Pictures excluded, return the lines below from the first through the line holding "(s\n) at (\x,\y)".

--- BEGIN PROVIDED MATERIAL ---

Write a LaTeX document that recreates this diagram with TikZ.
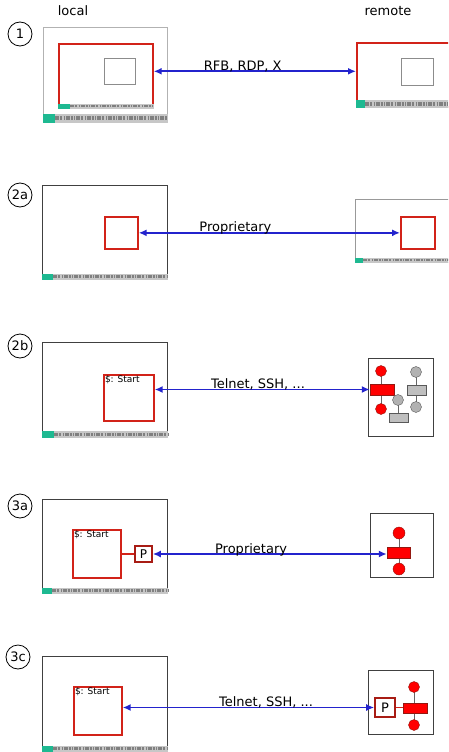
\documentclass[tikz,border=0pt]{standalone}
\usepackage{fontspec}
\setmainfont{DejaVu Sans}
\usepackage{tikz}
\usetikzlibrary{positioning, arrows.meta, calc}

\definecolor{linkblue}{RGB}{35,35,205}
\definecolor{winred}{RGB}{210,35,25}
\definecolor{tray}{RGB}{30,185,145}

\begin{document}
\begin{tikzpicture}[
  x=1pt, y=-1pt,
  font=\fontsize{13}{15}\selectfont,
  sz/.style 2 args={minimum width=#1, minimum height=#2},
  screen/.style={draw=black!75, line width=0.8pt, fill=white, anchor=north west, inner sep=0pt},
  win/.style={draw=winred, line width=1.7pt, fill=white, anchor=north west, inner sep=0pt},
  ghost/.style={draw=black!45, line width=0.6pt, anchor=north west, inner sep=0pt},
  cmd/.style={anchor=north west, inner sep=1.8pt, font=\fontsize{9}{10}\selectfont},
  stepnum/.style={draw, circle, line width=0.8pt, minimum size=24pt, inner sep=0pt},
  dot/.style={circle, fill=red, draw=winred!70!black, inner sep=0pt, minimum size=11pt},
  gdot/.style={circle, fill=black!30, draw=black!65, inner sep=0pt, minimum size=11pt},
  blk/.style={draw=winred!70!black, fill=red, inner sep=0pt},
  gblk/.style={draw=black!65, fill=black!25, inner sep=0pt},
  pbox/.style={draw=winred!80!black, line width=1.6pt, fill=white, inner sep=0pt,
    font=\fontsize{12}{14}\selectfont},
  tie/.style={draw=winred, line width=1.4pt},
  stem/.style={draw=black!60, line width=0.7pt},
  link/.style={<->, >={Latex[length=8pt, width=7pt]},
    line width=1.8pt, draw=linkblue},
  lbl/.style={anchor=base, inner sep=0pt, yshift=1pt},
]
  \clip (0,0) rectangle (448,752);

  \node (local) at (73,11) {local};
  \node (remote) at (388,11) {remote};

  \foreach \n/\x/\y in {1/20/34, 2a/20/195, 2b/20/346, 3a/20/506, 3c/18/657}
    \node[stepnum] (s\n) at (\x,\y) {\n};

  % 1: whole desktop
  \node[screen, draw=black!30, sz={124}{95}] (scr1) at (43,27) {};
  \node[win, sz={94}{64}] (w1) at (58,43) {};
  \node[ghost, sz={31}{26}] (g1) at (104,58) {};
  \node[win, sz={100}{64}] (rw1) at (356,42) {};
  \node[ghost, sz={32}{27}] (rg1) at (401,58) {};
  \draw[link] (w1.east |- g1) -- (rw1.west |- g1)
    node[lbl, pos=0.44] {RFB, RDP, X};

  % 2a: single window
  \node[screen, sz={125}{94}] (scr2a) at (42,185) {};
  \node[win, sz={33}{32}] (w2a) at (104,216) {};
  \node[screen, draw=black!40, sz={97}{63}] (rscr2a) at (355,199) {};
  \node[win, sz={34}{32}] (rw2a) at (400,216) {};
  \draw[link] (w2a) -- (rw2a) node[lbl, pos=0.37] {Proprietary};

  % 2b: terminal
  \node[screen, sz={125}{95}] (scr2b) at (42,342) {};
  \node[win, sz={50}{46}] (w2b) at (103,374) {};
  \node[cmd] (c2b) at (w2b.north west) {\$: Start};
  \node[screen, sz={65}{78}] (rscr2b) at (368,358) {};
  \draw[stem] (381,371) -- (381,409) (398,400) -- (398,417) (416,372) -- (416,407);
  \node[blk, sz={24}{11}] (b2b) at (382,389.5) {};
  \node[dot] (d2b1) at (381,371) {};
  \node[dot] (d2b2) at (381,409) {};
  \node[gdot] (gd2b1) at (398,400) {};
  \node[gblk, sz={19}{9}] (gb2b1) at (398.5,417.5) {};
  \node[gdot] (gd2b2) at (416,372) {};
  \node[gblk, sz={19}{10}] (gb2b2) at (416.5,390) {};
  \node[gdot] (gd2b3) at (416,407) {};
  \draw[link] (w2b.east |- b2b.west) -- (b2b.west)
    node[lbl, pos=0.48] {Telnet, SSH, ...};

  % 3a: proxy on the local side
  \node[screen, sz={125}{94}] (scr3a) at (42,499) {};
  \node[win, sz={48}{48}] (w3a) at (72,529) {};
  \node[cmd] (c3a) at (w3a.north west) {\$: Start};
  \node[pbox, sz={17}{16}] (p3a) at (143.5,554) {P};
  \draw[tie] (w3a.east |- p3a.west) -- (p3a.west);
  \node[screen, sz={63}{64}] (rscr3a) at (370,513) {};
  \draw[stem] (399,533) -- (399,569);
  \node[dot, minimum size=12pt] (d3a1) at (399,533) {};
  \node[dot, minimum size=12pt] (d3a2) at (399,569) {};
  \node[blk, sz={23}{11}] (b3a) at (398.5,552.5) {};
  \draw[link] (p3a.east) -- (p3a.east -| b3a.west)
    node[lbl, pos=0.42] {Proprietary};

  % 3c: proxy on the remote side
  \node[screen, sz={125}{95}] (scr3c) at (42,656) {};
  \node[win, sz={48}{48}] (w3c) at (73,686) {};
  \node[cmd] (c3c) at (w3c.north west) {\$: Start};
  \node[screen, sz={65}{64}] (rscr3c) at (368,670) {};
  \draw[stem] (414,687) -- (414,725);
  \node[pbox, sz={20}{19}, font=\fontsize{13}{15}\selectfont] (p3c) at (385,707.5) {P};
  \node[dot] (d3c1) at (414,687) {};
  \node[dot] (d3c2) at (414,725) {};
  \node[blk, sz={24}{10}] (b3c) at (415,708) {};
  \draw[tie] (p3c.east) -- (p3c.east -| b3c.west);
  \draw[link] (w3c.east |- p3c.west) -- (p3c.west)
    node[lbl, pos=0.57] {Telnet, SSH, ...};

  % task bars
  \foreach \f/\w/\h in {scr1/12/9, w1/12/5, rw1/9/8, scr2a/11/6, rscr2a/8/5,
                        scr2b/12/7, scr3a/10/6, scr3c/11/6}
  {
    \fill[black!22] (\f.south west) rectangle ([yshift=\h pt]\f.south east);
    \draw[black!50, line width=0.45*\h pt, dash pattern=on 4pt off 1pt on 2pt off 1.5pt on 1pt off 1pt]
      ([xshift=\w pt, yshift=0.5*\h pt]\f.south west) -- ([yshift=0.5*\h pt]\f.south east);
    \fill[tray] (\f.south west) rectangle ([xshift=\w pt, yshift=\h pt]\f.south west);
  }
\end{tikzpicture}
\end{document}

--- END PROVIDED MATERIAL ---

■ ANSWER:
Write a LaTeX document that recreates this diagram with TikZ.
\documentclass[tikz,border=0pt]{standalone}
\usepackage{fontspec}
\setmainfont{DejaVu Sans}
\usepackage{tikz}
\usetikzlibrary{positioning, arrows.meta, calc}

\definecolor{linkblue}{RGB}{35,35,205}
\definecolor{winred}{RGB}{210,35,25}
\definecolor{tray}{RGB}{30,185,145}

\begin{document}
\begin{tikzpicture}[
  x=1pt, y=-1pt,
  font=\fontsize{13}{15}\selectfont,
  sz/.style 2 args={minimum width=#1, minimum height=#2},
  screen/.style={draw=black!75, line width=0.8pt, fill=white, anchor=north west, inner sep=0pt},
  win/.style={draw=winred, line width=1.7pt, fill=white, anchor=north west, inner sep=0pt},
  ghost/.style={draw=black!45, line width=0.6pt, anchor=north west, inner sep=0pt},
  cmd/.style={anchor=north west, inner sep=1.8pt, font=\fontsize{9}{10}\selectfont},
  stepnum/.style={draw, circle, line width=0.8pt, minimum size=24pt, inner sep=0pt},
  dot/.style={circle, fill=red, draw=winred!70!black, inner sep=0pt, minimum size=11pt},
  gdot/.style={circle, fill=black!30, draw=black!65, inner sep=0pt, minimum size=11pt},
  blk/.style={draw=winred!70!black, fill=red, inner sep=0pt},
  gblk/.style={draw=black!65, fill=black!25, inner sep=0pt},
  pbox/.style={draw=winred!80!black, line width=1.6pt, fill=white, inner sep=0pt,
    font=\fontsize{12}{14}\selectfont},
  tie/.style={draw=winred, line width=1.4pt},
  stem/.style={draw=black!60, line width=0.7pt},
  link/.style={<->, >={Latex[length=8pt, width=7pt]},
    line width=1.8pt, draw=linkblue},
  lbl/.style={anchor=base, inner sep=0pt, yshift=1pt},
]
  \clip (0,0) rectangle (448,752);

  \node (local) at (73,11) {local};
  \node (remote) at (388,11) {remote};

  \foreach \n/\x/\y in {1/20/34, 2a/20/195, 2b/20/346, 3a/20/506, 3c/18/657}
    \node[stepnum] (s\n) at (\x,\y) {\n};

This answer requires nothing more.